Cheniere Energy, Inc. (NYSEAMEX:LNG) was the first company after almost five decades to get a license in the US to export LNG to non-FTA countries like Japan and China. Cheniere is converting its LNG import facility at Sabine Pass, which became infeasible to operate after the supply glut of natural gas, into an export facility. Recently Pangea received the license to export LNG to the countries covered by the FTA with the US, and is building an LNG export facility at Corpus Christi Bay, working with its partner Statoil ASA(ADR) (NYSE:STO).

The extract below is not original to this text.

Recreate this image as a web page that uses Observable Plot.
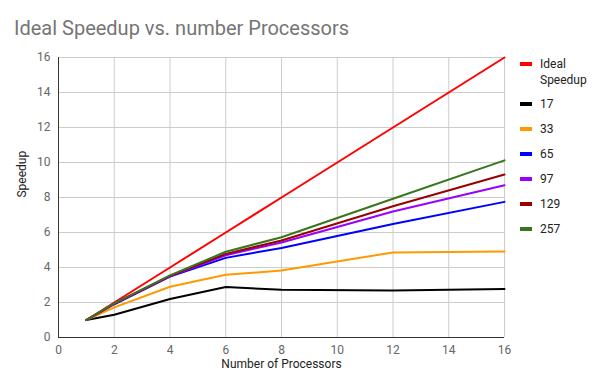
<!DOCTYPE html>
<html><head><meta charset="utf-8">
<script src="https://cdn.jsdelivr.net/npm/d3@7"></script>
<script src="https://cdn.jsdelivr.net/npm/@observablehq/plot@0.6"></script>
<style>
body{margin:0;background:#fff;font-family:Roboto,sans-serif;}
#wrap{position:relative;width:612px;height:377px;}
#title{position:absolute;left:14px;top:16px;font-size:20px;color:#757575;}
#legend{position:absolute;left:520px;top:0;font-size:12px;color:#222;}
.sw{position:absolute;left:0;width:12px;height:4px;}
.lab{position:absolute;left:20px;line-height:16px;}
</style></head>
<body><div id="wrap"><div id="title">Ideal Speedup vs. number Processors</div><div id="legend"></div></div>
<script>
const processors = [1, 2, 4, 6, 8, 12, 16];
const seriesNames = ["Ideal Speedup", "17", "33", "65", "97", "129", "257"];
const seriesColors = ["#ff0000", "#000000", "#ff9900", "#0000ff", "#9900ff", "#990000", "#38761d"];
const ideal = [1, 2, 4, 6, 8, 12, 16];
const s17 = [1, 1.3, 2.2, 2.88, 2.73, 2.68, 2.77];
const s33 = [1, 1.72, 2.9, 3.58, 3.83, 4.86, 4.92];
const s65 = [1, 1.9, 3.48, 4.55, 5.12, 6.48, 7.75];
const s97 = [1, 1.92, 3.5, 4.7, 5.43, 7.2, 8.7];
const s129 = [1, 1.93, 3.52, 4.78, 5.54, 7.5, 9.31];
const s257 = [1, 1.95, 3.55, 4.9, 5.73, 7.93, 10.12];
const seriesValues = [ideal, s17, s33, s65, s97, s129, s257];
const xTicks = [0, 2, 4, 6, 8, 10, 12, 14, 16];
const yTicks = [0, 2, 4, 6, 8, 10, 12, 14, 16];

const data = [];
seriesNames.forEach((name, i) => processors.forEach((p, j) => data.push({series: name, x: p, y: seriesValues[i][j]})));

const chart = Plot.plot({
  width: 612, height: 377,
  marginLeft: 58, marginRight: 108, marginTop: 57, marginBottom: 40,
  style: {fontFamily: "Roboto, sans-serif", fontSize: "12px", color: "#666", background: "transparent"},
  x: {domain: [0, 16], ticks: xTicks, tickSize: 0, tickPadding: 8, label: null},
  y: {domain: [0, 16], ticks: yTicks, tickSize: 0, tickPadding: 8, label: null},
  color: {domain: seriesNames, range: seriesColors},
  marks: [
    Plot.gridX(xTicks, {stroke: "#cccccc", strokeOpacity: 1}),
    Plot.gridY(yTicks, {stroke: "#cccccc", strokeOpacity: 1}),
    Plot.ruleY([0], {stroke: "#333"}),
    Plot.ruleX([0], {stroke: "#333"}),
    Plot.line(data, {x: "x", y: "y", z: "series", stroke: "series", strokeWidth: 2}),
    Plot.text(["Number of Processors"], {frameAnchor: "bottom", dy: 30, fill: "#222", fontSize: 12}),
    Plot.text(["Speedup"], {frameAnchor: "left", dx: -36, rotate: -90, fill: "#222", fontSize: 12})
  ]
});
document.getElementById("wrap").prepend(chart);
chart.style.position = "absolute"; chart.style.left = "0"; chart.style.top = "0";

const legend = document.getElementById("legend");
const legendY = [64, 104, 129, 154, 179, 204, 229];
seriesNames.forEach((name, i) => {
  const sw = document.createElement("div");
  sw.className = "sw"; sw.style.top = (legendY[i] - 2) + "px"; sw.style.background = seriesColors[i];
  legend.appendChild(sw);
  const lab = document.createElement("div");
  lab.className = "lab"; lab.style.top = (legendY[i] - 8) + "px";
  lab.innerHTML = name === "Ideal Speedup" ? "Ideal<br>Speedup" : name;
  legend.appendChild(lab);
});
</script></body></html>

Though most of the companies are looking forward to exporting LNG to Asian countries to take advantage of the high price differential, the ones located on the West Coast have an added advantage to those lying on the East Coast.

The Pacific Edge:

The export terminals lying on the Pacific Ocean, like that of LNG Canada and Kitimat LNG, enjoy the added advantage of geographical proximity to Asian markets. This ensures lower shipping costs, as well as a greater profit margin for the operators. This adds to the premium price, around four times the price of natural gas in North America, that the companies will be able to take advantage of in the Asian markets of Japan and China.

Foolish conclusion:

If you are an oil and natural gas company, then you will always try to look to access markets from which you can derive the highest profit. Given the fact that Asian countries are the hot spots to sell natural gas, Shell is moving in the right direction and looks to boost its bottom line in the coming years once the LNG export facility becomes operational. Right now, it will be very hard for an investor to take his eyes off this stock.